Humanising war data through an XR experience
Context
One death is a tragedy. A million deaths is a statistic. This concept, also known as Compassion Fade, describes how human empathy diminishes as the scale of suffering grows. This project aims to reduce Compassion Fade related to the large, abstract, and distant numbers of war-caused casualties.
Its execution lasted 4 months: from February 2020 to July 2020. During that period of time, most of the news showed COVID-19 deaths in thousands. Since the situation directly appealed to individuals, the Compassion Fade perception was absent, as there was strong alignment with the closest reality. However, would the Compassion Fade come back again? Can we make large numbers approachable? War Owned approaches this question by experience rather than argument.
Research and discovery
The project draws on the Identifiable Victim Effect.
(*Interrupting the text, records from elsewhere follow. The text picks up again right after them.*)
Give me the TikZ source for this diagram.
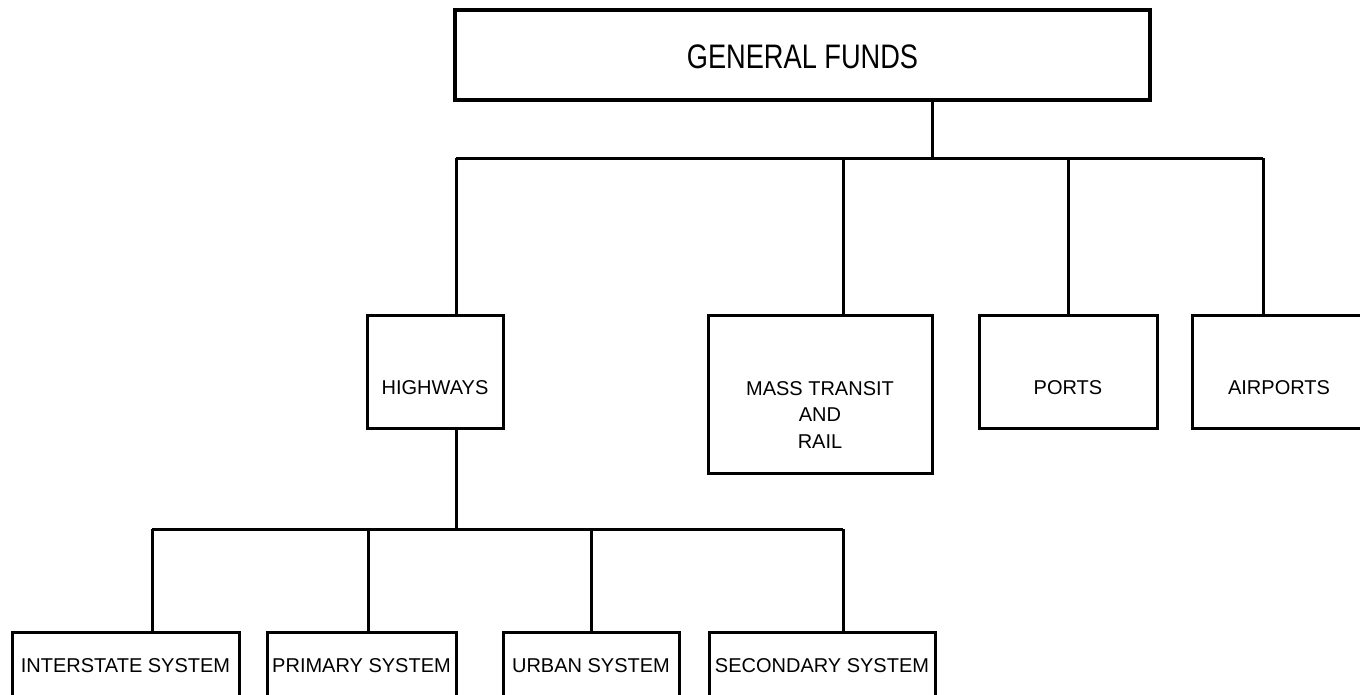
\documentclass[tikz,border=0pt]{standalone}
\usepackage{fontspec}
\setmainfont{Liberation Sans}
\usepackage{graphicx}
\usetikzlibrary{calc}
\tikzset{
	box/.style={draw,line width=3pt,inner sep=0pt,font=\fontsize{20}{26.7}\selectfont},
	topbox/.style={box,line width=4.5pt},
	wire/.style={line width=3pt}
}

\begin{document}
\begin{tikzpicture}[x=1pt,y=-1pt]
	\useasboundingbox (0,0) rectangle (1360,694);
	\clip (0,0) rectangle (1360,694);
	
	%boxes
	\node[topbox,minimum width=695pt,text height=58pt,text depth=32pt] (funds) at (802.5,55) {\scalebox{0.8}[1]{\fontsize{34}{36}\selectfont GENERAL FUNDS}};
	%
	\node[box,minimum width=136pt,text height=79pt,text depth=34pt] (highways) at (435,371.5) {HIGHWAYS};
	\node[box,minimum width=224pt,text height=80pt,text depth=78pt] (transit) at (820,394) {\begin{tabular}[t]{@{}c@{}}MASS TRANSIT\\AND\\RAIL\end{tabular}};
	\node[box,minimum width=178pt,text height=79pt,text depth=34pt] (ports) at (1068,371.5) {PORTS};
	\node[box,minimum width=174pt,text height=79pt,text depth=34pt] (airports) at (1279,371.5) {AIRPORTS};
	%
	\node[box,minimum width=227pt,text height=40pt,text depth=40pt] (interstate) at (125.5,672) {INTERSTATE SYSTEM};
	\node[box,minimum width=189pt,text height=40pt,text depth=40pt] (primary) at (361.5,672) {PRIMARY SYSTEM};
	\node[box,minimum width=176pt,text height=40pt,text depth=40pt] (urban) at (591,672) {URBAN SYSTEM};
	\node[box,minimum width=226pt,text height=40pt,text depth=40pt] (secondary) at (822,672) {SECONDARY SYSTEM};
	
	%upper tree
	\coordinate (stem) at (932,158);
	\coordinate (hwtap) at (456,158);
	\coordinate (mttap) at (843,158);
	\coordinate (pttap) at (1068,158);
	\coordinate (aptap) at (1263,158);
	\draw[wire] (stem |- funds.south) -- (stem);
	\draw[wire] (hwtap) -- (aptap);
	\draw[wire] (hwtap) -- (hwtap |- highways.north);
	\draw[wire] (mttap) -- (mttap |- transit.north);
	\draw[wire] (pttap) -- (pttap |- ports.north);
	\draw[wire] (aptap) -- (aptap |- airports.north);
	
	%lower tree
	\coordinate (hwstem) at (456,529);
	\coordinate (istap) at (152,529);
	\coordinate (pstap) at (368,529);
	\coordinate (ustap) at (591,529);
	\coordinate (sstap) at (843,529);
	\draw[wire] (hwstem |- highways.south) -- (hwstem);
	\draw[wire] (istap) -- (sstap);
	\draw[wire] (istap) -- (istap |- interstate.north);
	\draw[wire] (pstap) -- (pstap |- primary.north);
	\draw[wire] (ustap) -- (ustap |- urban.north);
	\draw[wire] (sstap) -- (sstap |- secondary.north);
\end{tikzpicture}
\end{document}
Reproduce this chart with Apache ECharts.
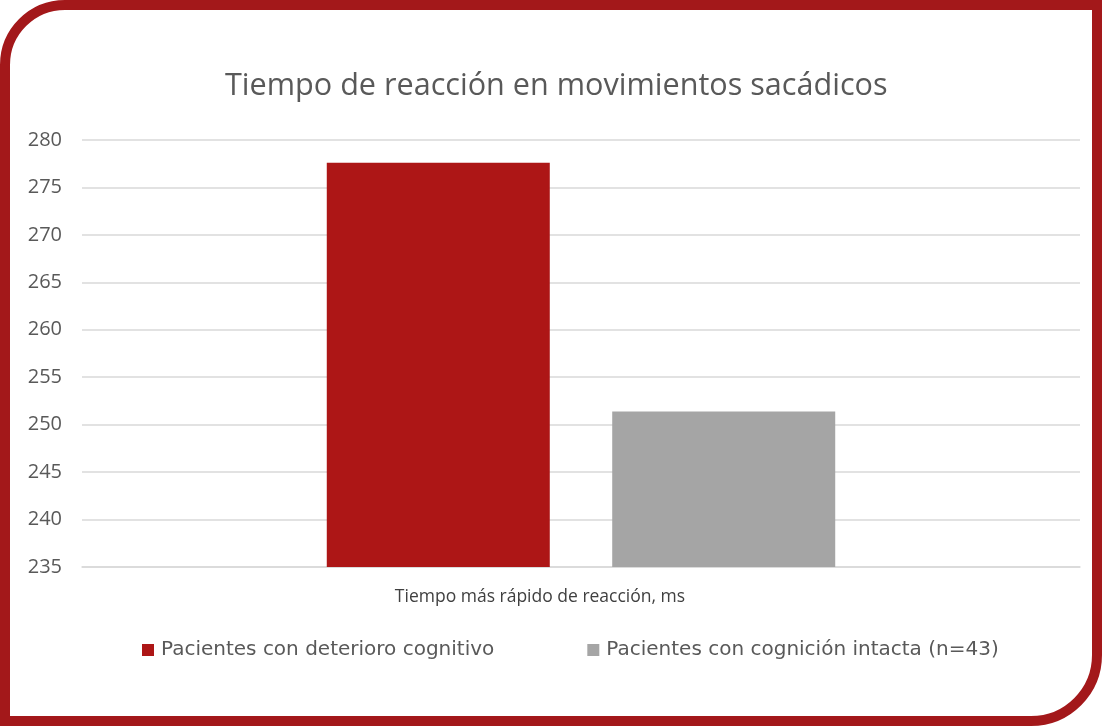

This psychological principle arises from the fact that, although humans have two coexisting ways of thinking (rational thinking, grounded in data and facts, and experiential thinking, grounded in emotions), numerous researchers agree that experiential thinking has more impact on behaviour, which leads to the Singularity Effect: people identify with and emotionally relate to a single individual rather than a group or large number of people.
The Singularity Effect, combined with the Vividness Factor (which suggests that individuals respond better to specific interactions and graphic information), served as the main theoretical framework for this project. Combined with the main conflict data from ongoing wars in Syria, Yemen, Afghanistan, or the Cartel wars of Mexico, this framework pointed toward a design to diminish Compassion Fade: an experience to make individual stories visible within statistics.
From insight to concept
Solution
The design solution required a specific setting that would help the audience connect instantly with the narratives collected.
In Barcelona’s Gothic district, there is a small and quiet square where there are still shrapnel marks from a bomb that exploded during the civil war, almost 90 years ago: “Plaça Felip Neri”. Today, people gather here to have intimate conversations, without considering that this square was a conflict zone. This historical place was the perfect location to host the exhibition of war human narratives.
The format adds a living layer on the spot, giving evidence that, although visitors are not physically in a war zone, others are currently living in it. Extended Reality was the most appropriate format to express it for three different reasons: it erases the distance between visitors and active conflicts directly in a place where reality shows the marks of war; it addresses the Vividness Factor through live conversations with people who are living in a conflict area; and finally, it combines the experiential layer with general statistics of the conflict, engaging both rational and experiential thinking at the same time.
Impact
The exhibition ran for three weeks at Plaça Felip Neri, welcoming approximately 530 visitors. Furthermore, the project was awarded the Silver Laus Award for Visual Digital Design by the Spanish Association of Graphic Design in 2021.
As global conflict has intensified, War Owned has evolved into a new experience that applies the same design principles: address the Vividness Factors, explore general statistics about conflict, and diminish the distance individuals feel from it through AI.
The Ukraine conflict has been going on for more than 1.500 days. However, since people are used to it, they may feel desensitized when hearing news about this war. To increase accountability for this situation, the project offers a custom AI agent via the Claude Platform API and a Persona profile derived from 10 qualitative interviews with Ukranian families. You can check the results on this webpage: war-owned.com.
One death is a tragedy. A million deaths is a statistic. But somehow, LLM statistics can be a great tool for transforming a large number of people back into a single person, entering a new paradigm where it becomes possible to humanise large statistics and, therefore, dissolve the Compassion Fade.